Required task:
Return only the number of lines in the entries below that hold the word "script".

Data provided:
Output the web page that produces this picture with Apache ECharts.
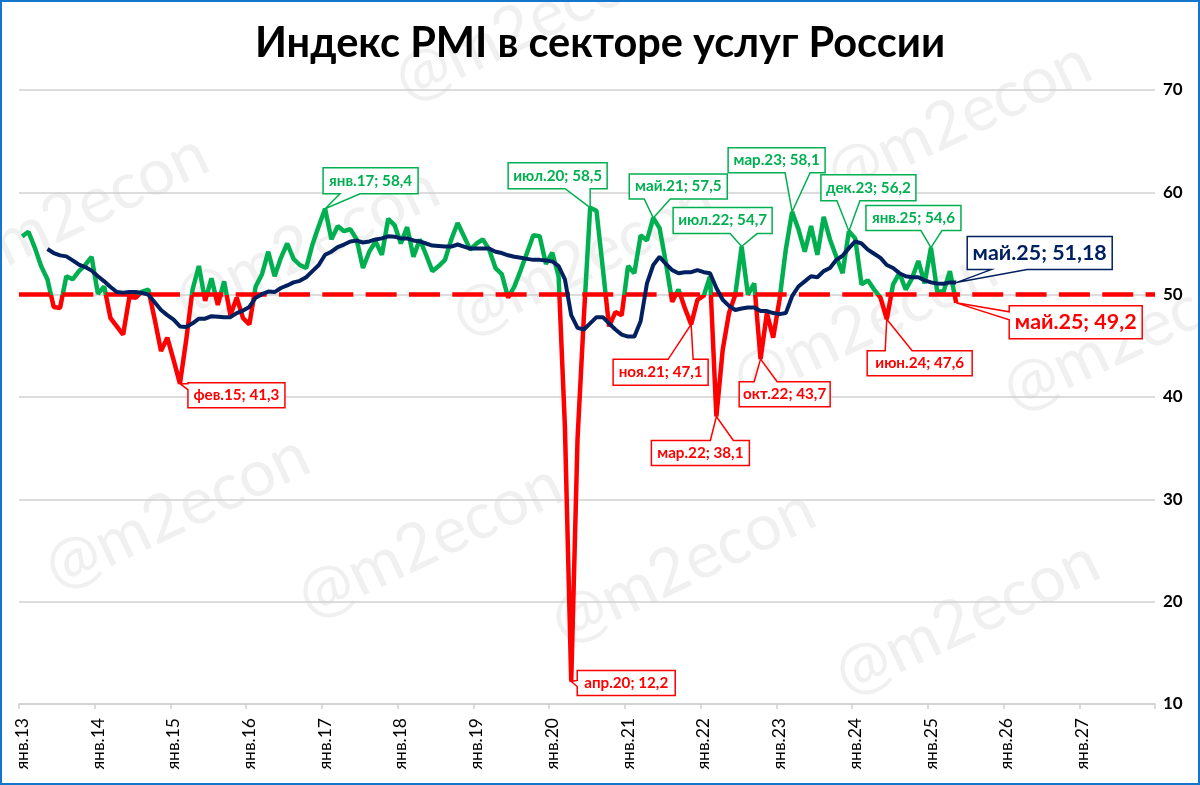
<!DOCTYPE html>
<html><head><meta charset="utf-8">
<style>html,body{margin:0;padding:0;background:#fff}#c{width:1200px;height:785px}</style>
<script src="https://cdn.jsdelivr.net/npm/echarts@6/dist/echarts.min.js"></script>
</head><body><div id="c"></div>
<script>
const monthNames = ['янв','фев','мар','апр','май','июн','июл','авг','сен','окт','ноя','дек'];
const years = ['13','14','15','16','17','18','19','20','21','22','23','24','25','26','27'];
const categories = years.flatMap(y => monthNames.map(m => m + '.' + y));

const pmi2013 = [55.7,56.15,54.6,52.8,51.5,48.8,48.7,51.8,51.5,52.3,52.9,53.7];
const pmi2014 = [50.1,50.8,47.7,46.9,46.1,49.8,49.7,50.3,50.5,47.6,44.5,45.8];
const pmi2015 = [43.6,41.3,45.6,50.5,52.8,49.4,51.6,49.0,51.3,48.0,49.7,47.7];
const pmi2016 = [47.1,50.8,52.0,54.2,51.8,53.6,55.0,53.5,52.9,52.6,54.9,56.7];
const pmi2017 = [58.4,55.4,56.7,56.2,56.4,55.4,52.6,54.2,55.2,53.9,57.4,56.8];
const pmi2018 = [55.0,56.6,53.7,55.4,53.9,52.3,52.8,53.4,55.4,57.0,55.7,54.4];
const pmi2019 = [55.0,55.4,54.4,52.6,52.0,49.7,50.8,52.4,54.1,55.8,55.7,53.0];
const pmi2020 = [54.1,51.8,37.1,12.2,35.9,47.8,58.5,58.2,52.6,46.9,48.3,48.0];
const pmi2021 = [52.8,52.1,55.8,55.3,57.5,56.5,53.1,49.3,50.5,48.7,47.1,49.5];
const pmi2022 = [49.9,51.8,38.1,44.6,48.2,50.0,54.7,50.0,51.1,43.7,48.2,45.8];
const pmi2023 = [49.5,54.4,58.1,56.4,54.2,56.7,53.9,57.6,55.4,53.7,52.1,56.2];
const pmi2024 = [55.5,51.0,51.4,50.5,49.7,47.6,51.0,52.1,50.5,51.6,53.3,51.1];
const pmi2025 = [54.6,50.3,50.3,52.3,49.2];
const pmiValues = [].concat(pmi2013,pmi2014,pmi2015,pmi2016,pmi2017,pmi2018,pmi2019,pmi2020,pmi2021,pmi2022,pmi2023,pmi2024,pmi2025);

const avg2013 = [null,null,null,null,54.46,54.07,53.84,53.74,53.35,52.93,52.7,52.35];
const avg2014 = [51.8,51.3,50.75,50.26,50.2,50.26,50.26,50.16,50.0,49.25,48.5,48.0];
const avg2015 = [47.55,46.9,46.85,47.2,47.65,47.65,47.9,47.85,47.8,47.8,48.2,48.45];
const avg2016 = [48.8,49.7,50.05,50.3,50.25,50.65,50.9,51.2,51.35,51.7,52.3,52.9];
const avg2017 = [53.9,54.2,54.65,54.9,55.2,55.28,55.1,55.2,55.4,55.5,55.7,55.67];
const avg2018 = [55.5,55.5,55.3,55.2,55.0,54.8,54.75,54.7,54.7,54.9,54.7,54.5];
const avg2019 = [54.5,54.5,54.5,54.2,54.07,53.85,53.7,53.6,53.5,53.4,53.4,53.35];
const avg2020 = [53.25,52.8,51.5,48.0,46.75,46.6,47.2,47.8,47.8,47.2,46.6,46.1];
const avg2021 = [45.9,45.9,47.4,51.1,52.9,53.7,53.0,52.4,52.1,52.2,52.2,52.4];
const avg2022 = [52.2,52.1,50.65,49.5,48.9,48.5,48.65,48.75,48.75,48.4,48.4,48.2];
const avg2023 = [48.1,48.2,49.85,50.8,51.3,51.8,51.7,52.3,52.6,53.4,53.8,54.55];
const avg2024 = [55.2,55.0,54.4,54.0,53.6,52.9,52.6,52.1,51.8,51.7,51.7,51.4];
const avg2025 = [51.2,51.1,51.07,51.2,51.18];
const avgValues = [].concat(avg2013,avg2014,avg2015,avg2016,avg2017,avg2018,avg2019,avg2020,avg2021,avg2022,avg2023,avg2024,avg2025);

const thresholdValue = 50;
const yTicks = {min:10,max:70,interval:10};

const calloutMonths = [25,48,90,100,114,122,131,144,148,148,137,106,110,117,87];
const calloutSource = ['pmi','pmi','pmi','pmi','pmi','pmi','pmi','pmi','avg','pmi','pmi','pmi','pmi','pmi','pmi'];
const calloutLayout = [
 [8,-1,97,25,'l',1,7,15.2],
 [-2,-41,95,26,'b',17,37,15.2],
 [-82,-45,99,26,'b',57,82,15.2],
 [-24,-44,98,25,'b',15,41,15.2],
 [-68.5,-39,99,26,'b',57,84,15.2],
 [-64,-64,97,25,'b',57,82,15.2],
 [-28,-56.5,95,26,'b',16,39,15.2],
 [-65,-42,95,25,'b',55,76,15.2],
 [11,-46,145,33,'b',24,60,21.4],
 [53,3,133,33,'l',6,14,21.4],
 [-19.6,31.4,105,25,'t',18,45,15.2],
 [-78,35,95,26,'t',55,80,15.2],
 [-65,24,98,25,'t',59,82,15.2],
 [-21.4,22.5,91,25,'t',15,38,15.2],
 [6,-11,98,25,'l',10,16,15.2]
];

const GREEN='#00b050', RED='#ff0000', NAVY='#002060', FONT='Lato, "Open Sans", sans-serif';
const sourceValues = {pmi:pmiValues, avg:avgValues};
const calloutData = calloutMonths.map((m,i)=>[m, sourceValues[calloutSource[i]][m]]);
const fmt = v => String(v).replace('.',',');

const watermarks = [[76,211],[307,244],[527,24],[959,119],[177,512],[430,541],[967,618],[584,259],[865,324],[1135,334],[683,566]];

function renderCallout(params, api){
  const i = params.dataIndex;
  const [dx,dy,w,h,edge,a,b,fs] = calloutLayout[i];
  const p = api.coord([api.value(0), api.value(1)]);
  const v = api.value(1);
  const x = p[0]+dx, y = p[1]+dy;
  const color = calloutSource[i]==='avg' ? NAVY : (v>=50 ? GREEN : RED);
  const pts = [[x,y]];
  if(edge==='t'){pts.push([x+a,y],p,[x+b,y]);}
  pts.push([x+w,y]);
  pts.push([x+w,y+h]);
  if(edge==='b'){pts.push([x+b,y+h],p,[x+a,y+h]);}
  pts.push([x,y+h]);
  if(edge==='l'){pts.push([x,y+b],p,[x,y+a]);}
  return {type:'group',children:[
    {type:'polygon',shape:{points:pts},style:{fill:'#fff',stroke:color,lineWidth:1.5}},
    {type:'text',style:{x:x+w/2,y:y+h/2,text:categories[calloutMonths[i]]+'; '+fmt(calloutData[i][1]),
      fill:color,font:'bold '+fs+'px '+FONT,align:'center',verticalAlign:'middle'}}
  ]};
}

const chart = echarts.init(document.getElementById('c'),null,{renderer:'canvas'});
chart.setOption({
  animation:false,
  backgroundColor:'#fff',
  title:{text:'Индекс PMI в секторе услуг России',left:'center',top:18,
    textStyle:{fontFamily:FONT,fontWeight:'bold',fontSize:41.5,color:'#000'}},
  graphic:[
    ...watermarks.map(w=>({type:'text',x:w[0],y:w[1],rotation:0.44,z:0,silent:true,
      style:{text:'@m2econ',fill:'#f0f0f0',font:'65px '+FONT,align:'center',verticalAlign:'middle'}})),
    {type:'rect',shape:{x:1,y:1,width:1198,height:783},z:100,silent:true,style:{fill:'none',stroke:'#1276cc',lineWidth:2}}
  ],
  grid:{left:19,right:45,top:90,bottom:81},
  visualMap:{type:'piecewise',show:false,seriesIndex:0,dimension:1,
    pieces:[{min:0,max:thresholdValue,color:RED},{min:thresholdValue,max:100,color:GREEN}]},
  xAxis:{type:'category',data:categories,boundaryGap:true,
    axisLine:{lineStyle:{color:'#d0d0d0',width:1.5}},
    axisTick:{show:true,interval:11,length:5,lineStyle:{color:'#d0d0d0',width:1.5}},
    axisLabel:{interval:11,rotate:90,margin:14,color:'#000',fontFamily:FONT,fontSize:17.5},
    splitLine:{show:false}},
  yAxis:{type:'value',position:'right',min:yTicks.min,max:yTicks.max,interval:yTicks.interval,
    axisLine:{show:false},axisTick:{show:false},
    axisLabel:{margin:8,color:'#000',fontFamily:FONT,fontWeight:'bold',fontSize:17},
    splitLine:{lineStyle:{color:'#d0d0d0',width:1.5}}},
  series:[
    {name:'PMI',type:'line',data:pmiValues,symbol:'none',smooth:false,z:3,lineStyle:{width:4.5}},
    {name:'Порог',type:'line',data:[],symbol:'none',z:4,
      markLine:{silent:true,symbol:'none',label:{show:false},
        data:[{yAxis:thresholdValue}],
        lineStyle:{color:RED,width:4.5,type:[31,12.33],cap:'butt'}}},
    {name:'Среднее',type:'line',data:avgValues,symbol:'none',z:5,connectNulls:false,
      lineStyle:{width:4,color:NAVY},itemStyle:{color:NAVY}},
    {name:'Подписи',type:'custom',coordinateSystem:'cartesian2d',data:calloutData,
      encode:{x:0,y:1},z:6,renderItem:renderCallout,silent:true,clip:false}
  ]
});
</script></body></html>
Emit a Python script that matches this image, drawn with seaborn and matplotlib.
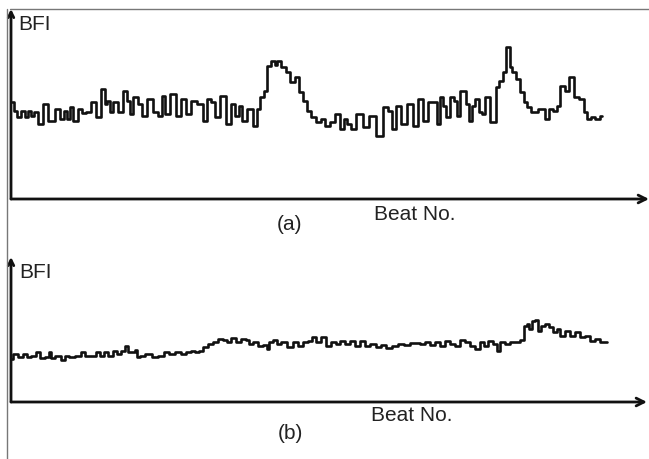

The answer:
4